Given problem:
Leaving out every picture, retype the lines below from the top through the one that contains "7, 8, 9, 10];".

Given information:
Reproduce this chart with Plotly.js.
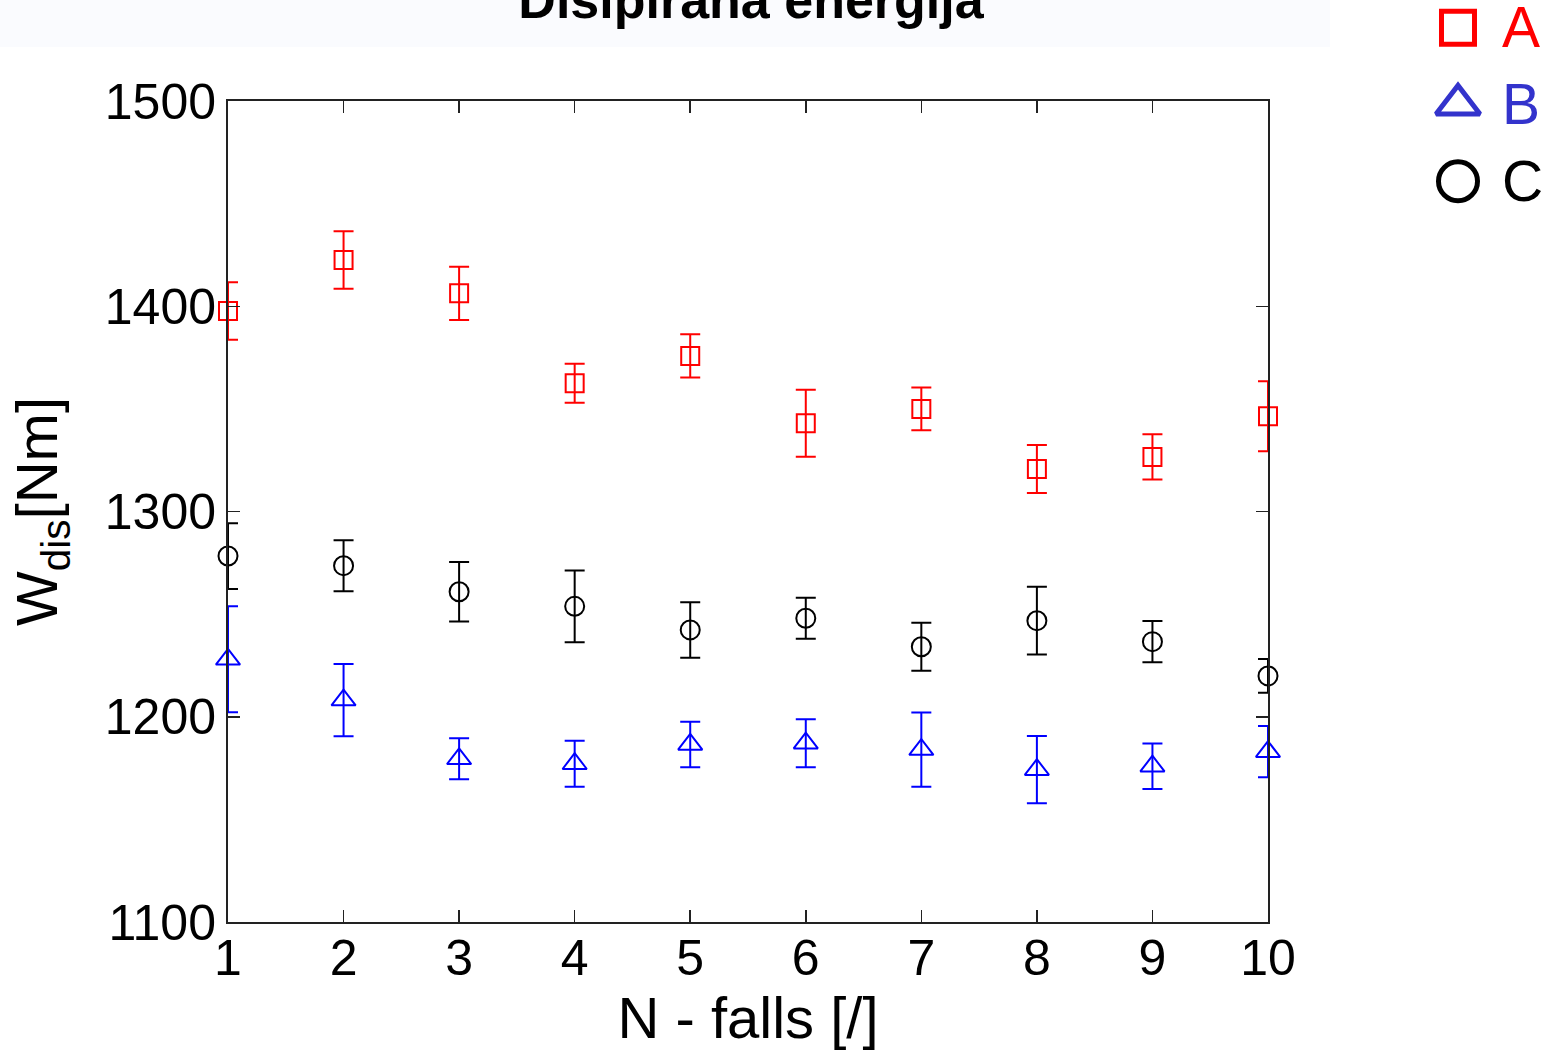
<!DOCTYPE html>
<html>
<head>
<meta charset="utf-8">
<script src="https://cdn.plot.ly/plotly-3.0.1.min.js"></script>
<style>
  html, body { margin: 0; padding: 0; background: #ffffff; }
  #chart { width: 1567px; height: 1050px; }
</style>
</head>
<body>
<div id="chart"></div>
<script>
// Number of falls
const falls = [1, 2, 3, 4, 5, 6, 7, 8, 9, 10];

// Dissipated energy W_dis [Nm], mean and spread per fall
const seriesA = [1397.7, 1422.5, 1406.3, 1362.5, 1375.8, 1343.0, 1350.0, 1320.7, 1326.6, 1346.4];
const errA    = [14.0, 14.0, 13.0, 9.5, 10.5, 16.3, 10.4, 11.7, 11.0, 17.0];

const seriesB = [1228.0, 1208.1, 1179.5, 1177.1, 1186.5, 1187.1, 1184.0, 1174.2, 1175.9, 1183.0];
const errB    = [25.8, 17.6, 10.0, 11.2, 11.1, 11.7, 18.1, 16.4, 11.1, 12.5];

const seriesC = [1278.3, 1273.6, 1260.9, 1253.8, 1242.3, 1248.0, 1234.1, 1246.8, 1236.6, 1219.9];
const errC    = [16.0, 12.4, 14.5, 17.5, 13.5, 10.0, 11.7, 16.5, 10.0, 8.2];

const seriesNames = ['A', 'B', 'C'];
const yTicks = [1100, 1200, 1300, 1400, 1500];
const xTicks = falls;

const titleText = 'Disipirana energija';
const xTitle = 'N - falls [/]';
const yTitle = 'W<sub>dis</sub>[Nm]';

// Styling per series
const styles = [
  { color: '#ff0000', legendColor: '#ff0000', symbol: 'square-open',      size: 18, legendSize: 33 },
  { color: '#0000ff', legendColor: '#3333cc', symbol: 'triangle-up-open', size: 21, legendSize: 38 },
  { color: '#000000', legendColor: '#000000', symbol: 'circle-open',      size: 19, legendSize: 39 }
];
const values = [seriesA, seriesB, seriesC];
const errors = [errA, errB, errC];

const W = 1567, H = 1050;
const plotL = 228, plotR = 1268, plotT = 101, plotB = 922;
const marginR = 10;
const areaW = W - plotL - marginR;
const areaH = plotB; // top margin is zero

const traces = [];
values.forEach((vals, i) => {
  const st = styles[i];
  // error bars, clipped to the axes box
  traces.push({
    type: 'scatter', mode: 'markers', x: falls, y: vals,
    xaxis: 'x', yaxis: 'y',
    marker: { size: 1, opacity: 0, color: st.color },
    error_y: { type: 'data', array: errors[i], visible: true, color: st.color, thickness: 2, width: 10 },
    showlegend: false, hoverinfo: 'skip', cliponaxis: true
  });
  // markers on top
  traces.push({
    type: 'scatter', mode: 'markers', x: falls, y: vals,
    xaxis: 'x', yaxis: 'y', name: seriesNames[i],
    marker: { symbol: st.symbol, size: st.size, color: st.color, line: { color: st.color, width: 2 } },
    showlegend: false, cliponaxis: false
  });
});

// Legend drawn in its own small subplot at the top right (x2 units are pixels)
const legendRows = seriesNames.map((_, i) => seriesNames.length - 1 - i);
const legendTextDrop = 0.07;
seriesNames.forEach((name, i) => {
  const st = styles[i];
  traces.push({
    type: 'scatter', mode: 'markers', x: [0], y: [legendRows[i]],
    xaxis: 'x2', yaxis: 'y2',
    marker: { symbol: st.symbol, size: st.legendSize, color: st.legendColor, line: { color: st.legendColor, width: 5 } },
    showlegend: false, hoverinfo: 'skip', cliponaxis: false
  });
  traces.push({
    type: 'scatter', mode: 'text', x: [44], y: [legendRows[i] - legendTextDrop],
    xaxis: 'x2', yaxis: 'y2',
    text: [name], textposition: 'middle right',
    textfont: { family: 'Liberation Sans, Arial, sans-serif', size: 57, color: st.legendColor },
    showlegend: false, hoverinfo: 'skip', cliponaxis: false
  });
});

const tickFont = { family: 'Liberation Sans, Arial, sans-serif', size: 50, color: '#000000' };
const titleFont = { family: 'Liberation Sans, Arial, sans-serif', size: 58, color: '#000000' };

const layout = {
  width: W, height: H,
  paper_bgcolor: '#ffffff', plot_bgcolor: '#ffffff',
  margin: { l: plotL, r: marginR, t: 0, b: H - plotB, pad: 0 },
  showlegend: false,
  title: {
    text: titleText,
    font: { family: 'Liberation Sans, Arial, sans-serif', size: 52, weight: 'bold', color: '#000000' },
    xref: 'container', x: 751 / W, xanchor: 'center',
    yref: 'container', y: 1, yanchor: 'middle'
  },
  xaxis: {
    domain: [0, (plotR - plotL) / areaW],
    range: [1, 10], tickvals: xTicks, ticktext: xTicks.map(String),
    ticks: 'inside', ticklen: 12, tickwidth: 1.5, tickcolor: '#222222',
    showline: true, linecolor: '#222222', linewidth: 2, mirror: 'ticks',
    showgrid: false, zeroline: false, tickfont: tickFont, ticklabelstandoff: -9,
    title: { text: xTitle, font: titleFont, standoff: 8 }
  },
  yaxis: {
    domain: [0, (plotB - plotT) / areaH],
    range: [1100, 1500], tickvals: yTicks, ticktext: yTicks.map(String),
    ticks: 'inside', ticklen: 12, tickwidth: 1.5, tickcolor: '#222222',
    showline: true, linecolor: '#222222', linewidth: 2, mirror: 'ticks',
    showgrid: false, zeroline: false, tickfont: tickFont,
    title: { text: yTitle, font: titleFont, standoff: 28 }
  },
  xaxis2: {
    domain: [(1420 - plotL) / areaW, 1], range: [-38, 99],
    anchor: 'y2', visible: false, fixedrange: true
  },
  yaxis2: {
    domain: [(plotB - 215) / areaH, 1], range: [-0.44, 2.36],
    anchor: 'x2', visible: false, fixedrange: true
  },
  shapes: [{
    type: 'rect', xref: 'paper', yref: 'paper', layer: 'below',
    x0: -plotL / areaW, x1: (1330 - plotL) / areaW,
    y0: (plotB - 47) / areaH, y1: 1,
    fillcolor: '#fafbfe', line: { width: 0 }
  }]
};

Plotly.newPlot('chart', traces, layout, { staticPlot: true, displayModeBar: false });
</script>
</body>
</html>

Result:
Reproduce this chart with Plotly.js.
<!DOCTYPE html>
<html>
<head>
<meta charset="utf-8">
<script src="https://cdn.plot.ly/plotly-3.0.1.min.js"></script>
<style>
  html, body { margin: 0; padding: 0; background: #ffffff; }
  #chart { width: 1567px; height: 1050px; }
</style>
</head>
<body>
<div id="chart"></div>
<script>
// Number of falls
const falls = [1, 2, 3, 4, 5, 6, 7, 8, 9, 10];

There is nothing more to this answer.